■ Goal ■
Reproduce word for word the lines from the beginning of the entries to the line with "plt.rcParams['font.family'] = ['Lato', 'DejaVu", both included, but none of the pictures.
============
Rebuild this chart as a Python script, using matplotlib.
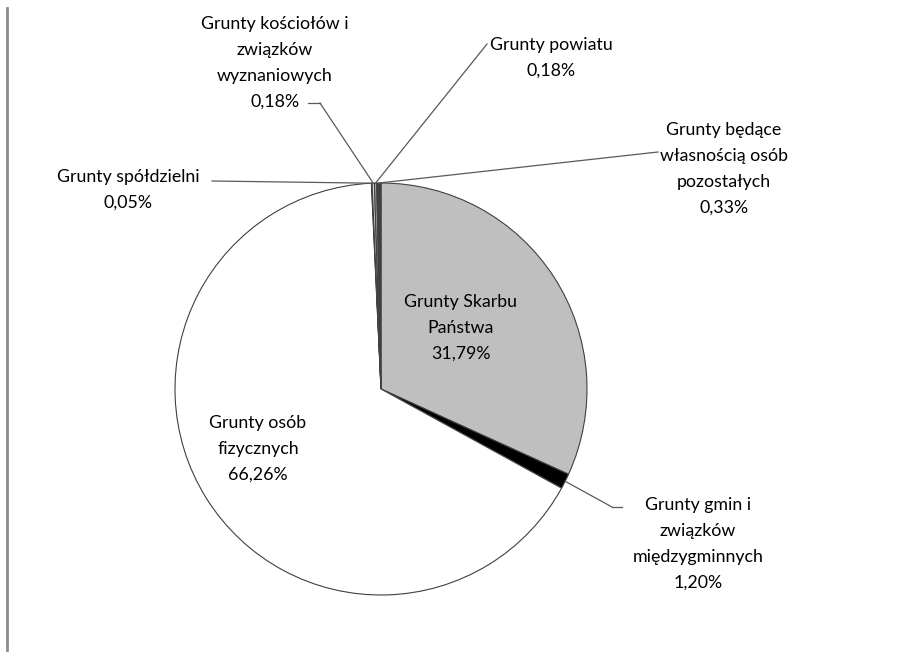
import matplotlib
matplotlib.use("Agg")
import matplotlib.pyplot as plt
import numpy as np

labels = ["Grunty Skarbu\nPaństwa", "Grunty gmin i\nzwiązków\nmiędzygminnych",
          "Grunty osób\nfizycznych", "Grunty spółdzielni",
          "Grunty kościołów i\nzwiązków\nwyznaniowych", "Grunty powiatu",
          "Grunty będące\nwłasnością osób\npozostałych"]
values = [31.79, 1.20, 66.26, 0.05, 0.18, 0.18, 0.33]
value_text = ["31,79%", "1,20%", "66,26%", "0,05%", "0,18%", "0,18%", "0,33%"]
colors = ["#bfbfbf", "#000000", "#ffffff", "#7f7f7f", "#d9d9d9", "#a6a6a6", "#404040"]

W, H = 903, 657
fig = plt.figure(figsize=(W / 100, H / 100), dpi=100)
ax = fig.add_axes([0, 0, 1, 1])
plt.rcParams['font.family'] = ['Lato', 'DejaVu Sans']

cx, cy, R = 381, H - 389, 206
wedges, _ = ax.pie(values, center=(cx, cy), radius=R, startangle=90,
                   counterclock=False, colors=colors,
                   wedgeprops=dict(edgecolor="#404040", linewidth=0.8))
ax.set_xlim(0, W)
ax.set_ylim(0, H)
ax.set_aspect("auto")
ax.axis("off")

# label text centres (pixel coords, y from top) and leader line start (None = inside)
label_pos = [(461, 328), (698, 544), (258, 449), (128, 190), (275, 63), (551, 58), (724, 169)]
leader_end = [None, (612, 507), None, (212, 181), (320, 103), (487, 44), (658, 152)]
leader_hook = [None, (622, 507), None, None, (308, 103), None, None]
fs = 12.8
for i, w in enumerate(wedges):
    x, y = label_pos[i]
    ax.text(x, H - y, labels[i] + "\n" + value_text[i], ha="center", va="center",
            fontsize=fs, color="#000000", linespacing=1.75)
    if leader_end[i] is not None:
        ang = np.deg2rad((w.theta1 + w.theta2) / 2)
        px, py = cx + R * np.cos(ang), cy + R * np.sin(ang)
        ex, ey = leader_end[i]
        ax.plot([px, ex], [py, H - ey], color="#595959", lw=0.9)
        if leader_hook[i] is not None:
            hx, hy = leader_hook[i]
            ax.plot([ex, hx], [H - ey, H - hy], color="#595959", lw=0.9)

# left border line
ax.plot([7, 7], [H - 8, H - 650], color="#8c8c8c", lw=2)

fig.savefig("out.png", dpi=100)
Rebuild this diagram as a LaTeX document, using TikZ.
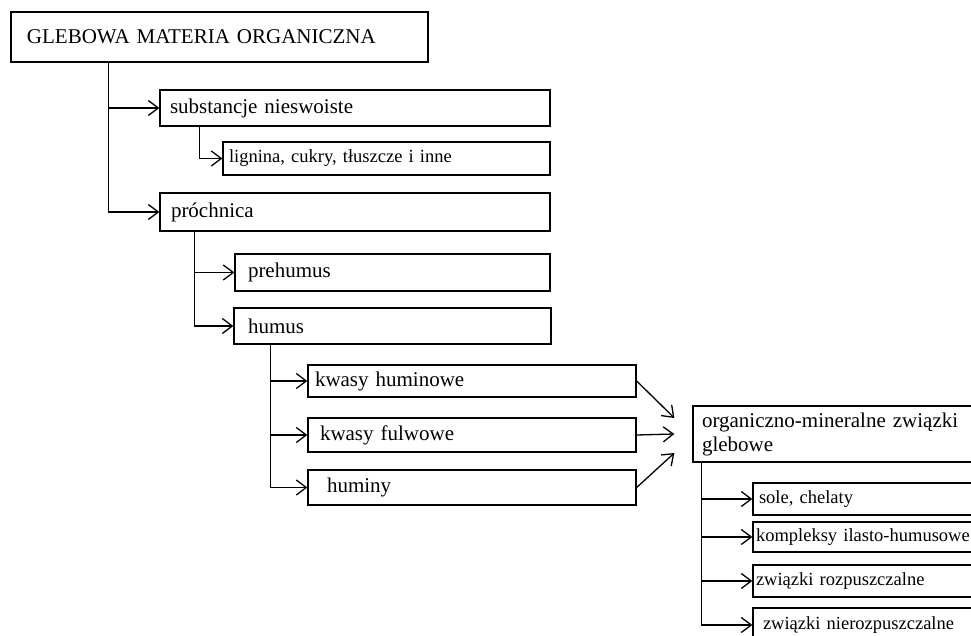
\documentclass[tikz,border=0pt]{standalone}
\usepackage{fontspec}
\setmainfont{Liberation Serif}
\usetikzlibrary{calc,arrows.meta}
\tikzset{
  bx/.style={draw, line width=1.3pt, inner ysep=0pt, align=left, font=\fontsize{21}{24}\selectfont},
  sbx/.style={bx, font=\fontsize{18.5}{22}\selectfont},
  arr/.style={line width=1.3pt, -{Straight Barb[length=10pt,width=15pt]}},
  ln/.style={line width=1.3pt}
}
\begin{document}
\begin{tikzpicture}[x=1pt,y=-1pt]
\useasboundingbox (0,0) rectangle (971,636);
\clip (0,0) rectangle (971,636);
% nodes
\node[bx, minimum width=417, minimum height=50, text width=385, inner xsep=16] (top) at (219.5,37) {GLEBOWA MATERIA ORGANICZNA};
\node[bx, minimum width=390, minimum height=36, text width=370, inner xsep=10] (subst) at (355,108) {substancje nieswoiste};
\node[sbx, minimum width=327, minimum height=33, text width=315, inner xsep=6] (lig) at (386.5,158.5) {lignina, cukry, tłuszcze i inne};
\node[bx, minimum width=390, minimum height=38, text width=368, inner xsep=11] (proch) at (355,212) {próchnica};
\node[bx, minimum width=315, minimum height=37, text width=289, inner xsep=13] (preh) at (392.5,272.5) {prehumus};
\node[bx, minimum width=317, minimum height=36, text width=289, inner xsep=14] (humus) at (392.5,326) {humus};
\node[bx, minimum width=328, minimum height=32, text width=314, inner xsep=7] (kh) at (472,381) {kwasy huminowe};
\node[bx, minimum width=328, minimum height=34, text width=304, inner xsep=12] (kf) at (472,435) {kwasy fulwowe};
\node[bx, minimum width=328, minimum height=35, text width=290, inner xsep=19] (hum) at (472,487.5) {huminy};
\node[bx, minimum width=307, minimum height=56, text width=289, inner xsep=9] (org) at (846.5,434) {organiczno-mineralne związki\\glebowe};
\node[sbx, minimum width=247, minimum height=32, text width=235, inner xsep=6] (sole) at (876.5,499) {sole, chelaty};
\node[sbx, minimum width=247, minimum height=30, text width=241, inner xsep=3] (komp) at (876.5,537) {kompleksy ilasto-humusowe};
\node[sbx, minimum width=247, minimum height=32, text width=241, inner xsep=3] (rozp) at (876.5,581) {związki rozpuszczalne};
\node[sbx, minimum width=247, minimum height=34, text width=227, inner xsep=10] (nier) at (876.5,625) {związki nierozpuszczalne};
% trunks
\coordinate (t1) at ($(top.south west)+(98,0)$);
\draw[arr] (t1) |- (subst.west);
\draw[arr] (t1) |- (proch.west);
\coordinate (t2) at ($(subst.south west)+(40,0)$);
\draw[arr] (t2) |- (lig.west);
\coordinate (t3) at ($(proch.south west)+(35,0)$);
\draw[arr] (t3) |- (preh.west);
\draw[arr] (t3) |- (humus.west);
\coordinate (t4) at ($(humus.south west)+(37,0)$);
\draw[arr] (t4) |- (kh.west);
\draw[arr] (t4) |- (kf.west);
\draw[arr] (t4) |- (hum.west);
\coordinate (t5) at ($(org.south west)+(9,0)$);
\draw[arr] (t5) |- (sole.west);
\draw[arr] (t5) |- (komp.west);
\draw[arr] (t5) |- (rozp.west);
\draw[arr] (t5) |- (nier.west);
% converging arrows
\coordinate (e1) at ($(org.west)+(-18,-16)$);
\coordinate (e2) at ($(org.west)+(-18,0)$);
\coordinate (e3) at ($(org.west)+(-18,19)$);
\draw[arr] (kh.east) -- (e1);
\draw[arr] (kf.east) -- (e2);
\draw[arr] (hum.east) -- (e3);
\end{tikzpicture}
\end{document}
============
■ Exercise solution ■
Rebuild this chart as a Python script, using matplotlib.
import matplotlib
matplotlib.use("Agg")
import matplotlib.pyplot as plt
import numpy as np

labels = ["Grunty Skarbu\nPaństwa", "Grunty gmin i\nzwiązków\nmiędzygminnych",
          "Grunty osób\nfizycznych", "Grunty spółdzielni",
          "Grunty kościołów i\nzwiązków\nwyznaniowych", "Grunty powiatu",
          "Grunty będące\nwłasnością osób\npozostałych"]
values = [31.79, 1.20, 66.26, 0.05, 0.18, 0.18, 0.33]
value_text = ["31,79%", "1,20%", "66,26%", "0,05%", "0,18%", "0,18%", "0,33%"]
colors = ["#bfbfbf", "#000000", "#ffffff", "#7f7f7f", "#d9d9d9", "#a6a6a6", "#404040"]

W, H = 903, 657
fig = plt.figure(figsize=(W / 100, H / 100), dpi=100)
ax = fig.add_axes([0, 0, 1, 1])
plt.rcParams['font.family'] = ['Lato', 'DejaVu Sans']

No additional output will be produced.